In Sofia, this connection plays out in real time. At specialty cafés serving single-origin espresso and at the handful of bean-to-bar chocolate makers working in small batches across Bulgaria, the same vocabulary keeps appearing: origin, fermentation, roast profile, tasting notes. The craft coffee drinker and the craft chocolate enthusiast are often the same person, chasing the same kind of quality.

Matching Intensity, Not Just Flavour

The simplest rule for pairing is to match strength with strength. A robust espresso can stand up to a 70% or higher dark chocolate; a delicate pour-over needs something gentler.
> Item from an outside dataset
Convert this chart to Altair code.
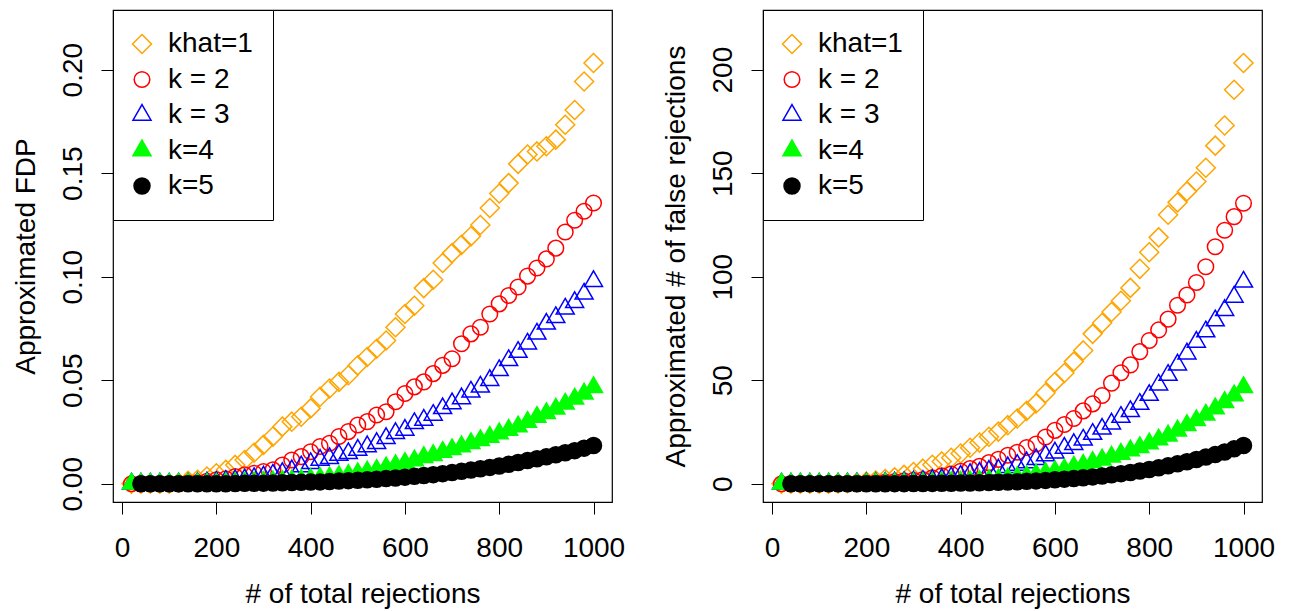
import altair as alt
import pandas as pd

FONT = "Liberation Sans"

# x positions (number of total rejections)
X_ALL = [20, 40, 60, 80, 100, 120, 140, 160, 180, 200,
         220, 240, 260, 280, 300, 320, 340, 360, 380, 400,
         420, 440, 460, 480, 500, 520, 540, 560, 580, 600,
         620, 640, 660, 680, 700, 720, 740, 760, 780, 800,
         820, 840, 860, 880, 900, 920, 940, 960, 980, 1000]
X_K5 = X_ALL[1:]

LABELS = ["khat=1", "k = 2", "k = 3", "k=4", "k=5"]
STROKES = ["#FFA500", "#FF0000", "#0000FF", "#00FF00", "#000000"]
FILLS = ["transparent", "transparent", "transparent", "#00FF00", "#000000"]

# ---- left panel: approximated FDP ----
FDP_K1 = [0, 0, 0, 0, 0, 0.0005, 0.0014, 0.0019, 0.0035, 0.0051,
          0.0067, 0.0091, 0.0115, 0.015, 0.0188, 0.0228, 0.0276, 0.030, 0.0324, 0.0364,
          0.042, 0.046, 0.0492, 0.0524, 0.0572, 0.0612, 0.0652, 0.0692, 0.0756, 0.082,
          0.086, 0.0945, 0.0985, 0.1066, 0.1114, 0.1154, 0.1195, 0.125, 0.1332, 0.1402,
          0.1452, 0.1545, 0.159, 0.1605, 0.163, 0.1662, 0.1734, 0.1805, 0.1943, 0.2032]
FDP_K2 = [0, 0, 0, 0, 0, 0, 0.0003, 0.0006, 0.0012, 0.0019,
          0.0024, 0.0035, 0.0043, 0.0051, 0.0059, 0.0067, 0.0091, 0.0115, 0.0131, 0.0155,
          0.018, 0.0196, 0.0228, 0.0252, 0.0284, 0.030, 0.0332, 0.0348, 0.0396, 0.0436,
          0.0468, 0.0492, 0.0532, 0.0572, 0.0604, 0.0676, 0.0724, 0.0756, 0.082, 0.0869,
          0.0909, 0.095, 0.1003, 0.1042, 0.1086, 0.1138, 0.1216, 0.1273, 0.1316, 0.1356]
FDP_K3 = [0, 0, 0, 0, 0, 0, 0, 0.0003, 0.0005, 0.0008,
          0.0013, 0.0016, 0.002, 0.0026, 0.0034, 0.0043, 0.0051, 0.0064, 0.0083, 0.0099,
          0.0115, 0.0123, 0.0139, 0.0147, 0.0163, 0.018, 0.0196, 0.022, 0.0244, 0.026,
          0.0292, 0.0308, 0.0332, 0.0364, 0.0388, 0.0412, 0.0444, 0.0468, 0.050, 0.0548,
          0.0596, 0.0636, 0.0676, 0.0724, 0.0772, 0.0804, 0.0845, 0.0877, 0.0917, 0.0978]
FDP_K4 = [0, 0, 0, 0, 0, 0, 0, 0, 0, 0,
          0.0002, 0.0003, 0.0004, 0.0006, 0.0008, 0.001, 0.0012, 0.0015, 0.0018, 0.0022,
          0.0026, 0.003, 0.0036, 0.0042, 0.005, 0.0058, 0.0066, 0.0078, 0.0089, 0.0100,
          0.0112, 0.0128, 0.0138, 0.0153, 0.0166, 0.018, 0.0195, 0.021, 0.0226, 0.0243,
          0.026, 0.0276, 0.0298, 0.0322, 0.034, 0.0362, 0.0386, 0.041, 0.0435, 0.0466]
FDP_K5 = [0, 0, 0, 0, 0, 0, 0, 0, 0, 0,
          0.0001, 0.0002, 0.0002, 0.0003, 0.0004, 0.0005, 0.0006, 0.0007, 0.0008, 0.0009,
          0.0011, 0.0013, 0.0015, 0.0017, 0.0019, 0.0022, 0.0025, 0.0028, 0.0032, 0.0036,
          0.004, 0.0044, 0.0049, 0.0054, 0.006, 0.0066, 0.0072, 0.0079, 0.0086, 0.0094,
          0.0103, 0.0112, 0.0121, 0.013, 0.014, 0.015, 0.016, 0.0172, 0.0185]

# ---- right panel: approximated # of false rejections ----
V_K1 = [0, 0, 0, 0, 0, 0.1, 0.2, 0.3, 0.6, 1.1,
        1.6, 2.3, 3.1, 4.3, 5.7, 7.3, 9.2, 10.8, 12.6, 14.6,
        17.4, 19.9, 22.7, 25.2, 28.3, 31.5, 35.2, 38.8, 43.8, 49.2,
        53.5, 59.0, 64.4, 72.4, 77.6, 83.0, 88.4, 94.6, 103.8, 111.8,
        119.0, 129.9, 135.9, 141.2, 146.0, 152.6, 163.3, 173.0, 190.3, 203.2]
V_K2 = [0, 0, 0, 0, 0, 0, 0.05, 0.1, 0.2, 0.4,
        0.5, 0.8, 1.1, 1.4, 1.7, 2.0, 2.9, 3.9, 4.7, 6.0,
        7.3, 8.4, 10.2, 11.8, 13.8, 15.2, 17.5, 19.2, 22.6, 25.8,
        28.6, 31.5, 35.2, 38.6, 42.6, 48.6, 53.6, 57.4, 63.8, 69.2,
        74.3, 79.5, 86.2, 91.2, 97.2, 104.8, 114.5, 122.4, 129.0, 135.5]
V_K3 = [0, 0, 0, 0, 0, 0, 0, 0.05, 0.1, 0.15,
        0.3, 0.4, 0.5, 0.7, 1.0, 1.3, 1.7, 2.2, 3.0, 3.8,
        4.6, 5.2, 6.2, 6.8, 7.9, 9.0, 10.3, 11.8, 13.6, 15.0,
        17.3, 19.1, 21.2, 24.0, 26.5, 29.0, 32.2, 35.0, 38.5, 42.8,
        47.8, 52.5, 57.5, 62.8, 68.5, 73.5, 78.8, 83.8, 90.2, 97.5]
V_K4 = [0, 0, 0, 0, 0, 0, 0, 0, 0, 0,
        0.05, 0.07, 0.1, 0.17, 0.24, 0.32, 0.41, 0.54, 0.68, 0.88,
        1.09, 1.32, 1.66, 2.02, 2.5, 3.02, 3.56, 4.37, 5.16, 6.0,
        6.94, 8.19, 9.1, 10.4, 11.6, 13.0, 14.4, 16.0, 17.6, 19.4,
        21.3, 23.2, 25.6, 28.3, 30.6, 33.3, 36.3, 39.4, 42.6, 46.6]
V_K5 = [0, 0, 0, 0, 0, 0, 0, 0, 0, 0,
        0.02, 0.05, 0.06, 0.09, 0.13, 0.17, 0.22, 0.27, 0.32, 0.38,
        0.48, 0.6, 0.72, 0.85, 0.99, 1.19, 1.4, 1.62, 1.92, 2.23,
        2.56, 2.9, 3.33, 3.78, 4.32, 4.88, 5.47, 6.16, 6.88, 7.71,
        8.65, 9.63, 10.65, 11.7, 12.88, 14.1, 15.36, 16.86, 18.5]

# R-like plotting symbols (custom paths in the unit square, scaled by the mark size)
DIAMOND = "M0,-0.95L0.95,0L0,0.95L-0.95,0Z"
OPEN_CIRCLE = "M0.78,0A0.78,0.78,0,1,1,-0.78,0A0.78,0.78,0,1,1,0.78,0Z"
TRIANGLE = "M0,-1.04L0.9,0.52L-0.9,0.52Z"
DOT = "M0.8,0A0.8,0.8,0,1,1,-0.8,0A0.8,0.8,0,1,1,0.8,0Z"
SHAPES = [DIAMOND, OPEN_CIRCLE, TRIANGLE, TRIANGLE, DOT]


def build_frame(series_y):
    rows = []
    for label, ys in zip(LABELS, series_y):
        xs = X_K5 if len(ys) == len(X_K5) else X_ALL
        for x, y in zip(xs, ys):
            rows.append({"x": x, "y": y, "series": label})
    return pd.DataFrame(rows)


left_df = build_frame([FDP_K1, FDP_K2, FDP_K3, FDP_K4, FDP_K5])
right_df = build_frame([V_K1, V_K2, V_K3, V_K4, V_K5])

W, H = 499, 492
X_DOMAIN = [-19.2, 1039.2]

legend = alt.Legend(
    title=None, orient="top-left", offset=0, padding=20,
    labelFont=FONT, labelFontSize=28, labelColor="black",
    symbolSize=400, symbolStrokeWidth=1.5, symbolOffset=-5,
    rowPadding=7.5, labelOffset=12,
    strokeColor="black", fillColor="white", cornerRadius=0,
)


def x_axis():
    return alt.Axis(
        values=[0, 200, 400, 600, 800, 1000], title="# of total rejections", format="d",
        grid=False, domain=False, tickSize=12, tickColor="black", tickWidth=1,
        labelFont=FONT, labelFontSize=28, labelColor="black", labelPadding=20,
        labelFlush=False, labelOverlap=False,
        titleFont=FONT, titleFontSize=28, titleFontWeight="normal",
        titleColor="black", titlePadding=18,
    )


def y_axis(values, title, fmt):
    return alt.Axis(
        values=values, title=title, format=fmt,
        grid=False, domain=False, tickSize=12, tickColor="black", tickWidth=1,
        labelFont=FONT, labelFontSize=28, labelColor="black",
        labelAngle=270, labelAlign="center", labelBaseline="bottom", labelPadding=14,
        labelFlush=False, labelOverlap=False,
        titleFont=FONT, titleFontSize=28, titleFontWeight="normal",
        titleColor="black", titlePadding=19,
    )


def panel(df, y_domain, y_values, y_title, fmt):
    return alt.Chart(df).mark_point(size=400, strokeWidth=1.5, opacity=1).encode(
        x=alt.X("x:Q", scale=alt.Scale(domain=X_DOMAIN, nice=False, zero=False), axis=x_axis()),
        y=alt.Y("y:Q", scale=alt.Scale(domain=y_domain, nice=False, zero=False),
                axis=y_axis(y_values, y_title, fmt)),
        shape=alt.Shape("series:N", scale=alt.Scale(domain=LABELS, range=SHAPES), legend=legend),
        stroke=alt.Stroke("series:N", scale=alt.Scale(domain=LABELS, range=STROKES), legend=legend),
        fill=alt.Fill("series:N", scale=alt.Scale(domain=LABELS, range=FILLS), legend=legend),
    ).properties(width=W, height=H)


left = panel(left_df, [-0.0088, 0.2288], [0, 0.05, 0.10, 0.15, 0.20], "Approximated FDP", ".2f")
right = panel(right_df, [-8.8, 228.8], [0, 50, 100, 150, 200], "Approximated # of false rejections", "d")

chart = alt.hconcat(left, right, spacing=35).resolve_scale(
    shape="independent", stroke="independent", fill="independent"
).properties(
    padding={"left": 3, "top": 0, "right": 5, "bottom": 2},
    background="white",
).configure_view(stroke="#000000", strokeWidth=1.2)

chart.save("out.html", embed_options={"renderer": "svg", "actions": False})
Ethel M Chocolates' pairing guide puts it plainly: dark chocolate and medium roast coffee share bold cocoa flavours and slight bitterness, creating balance rather than competition.

The inverse also holds. Milk chocolate, with its creamy sweetness, pairs well with light roasts that have bright, fruity undertones. White chocolate, which contains cocoa butter but no cocoa solids, works best with low-acid coffees or cold brew, where the coffee's smoothness complements rather than overwhelms the chocolate's delicate vanilla notes.

Taylor Lane Organic Coffee offers a useful framework: match intensity, consider mouthfeel, and experiment. Creamy chocolates complement smooth, full-bodied coffees. Textured or crunchy chocolates work better with lighter, more acidic brews.

Playing with Origin

Single-origin coffees and single-origin chocolates open another dimension. Ethiopian coffee, known for its berry-like brightness, pairs beautifully with Madagascan chocolate, which often carries similar fruity, citrus notes. Colombian coffee's nutty, caramel undertones echo the flavour profile of many Colombian cacao beans.

Fresh Cup Magazine describes how Portland's Cup & Bar, a dedicated coffee and chocolate tasting room, explores these connections daily. Their seasonal Vietnamese coffee pairs with Haitian chocolate because both share a spicy, peppery character. The pairing works not because the flavours are identical, but because they speak the same language.

For those in Sofia, the principle translates directly. A Kenyan single-origin from a local roaster, with its characteristic bright acidity, might find its match in a bar from a Bulgarian bean-to-bar maker working with Peruvian cacao that has similar citrus notes. The experiment is half the pleasure.

Фото: Виктор Младенов
Фото: Виктор Младенов

The Tasting Ritual

Approach the pairing deliberately. Take a small bite of chocolate and let it melt on the tongue before sipping the coffee. Notice how the flavours interact: does the coffee amplify the chocolate's fruitiness, or does it bring out deeper, earthier notes? Reverse the order and see what changes.

Temperature matters. Chocolate at room temperature releases more aroma than chocolate straight from the fridge. Coffee that's too hot can overwhelm subtle chocolate notes; let it cool slightly for a more balanced experience.

The goal isn't to find a single perfect pairing. The goal is to pay attention, to notice what happens when two carefully made products meet, and to enjoy the discovery.

Frequently Asked Questions

Q: What chocolate pairs best with espresso?

A: Dark chocolate with 70% cacao or higher matches espresso's intensity without being overwhelmed. Look for chocolates with spice, caramel, or nutty notes that complement the coffee's roasted character.

Q: Can white chocolate work with coffee?

A: White chocolate pairs best with low-acid coffees like cold brew or smooth medium roasts. Its delicate vanilla and butter notes need a gentle coffee that won't overpower them.

Q: How do I match single-origin coffee with chocolate?

A: Look for shared flavour profiles based on origin. Ethiopian coffee's berry notes pair with fruity Madagascan chocolate; Colombian coffee's nuttiness complements Colombian or Ecuadorian cacao with similar caramel undertones.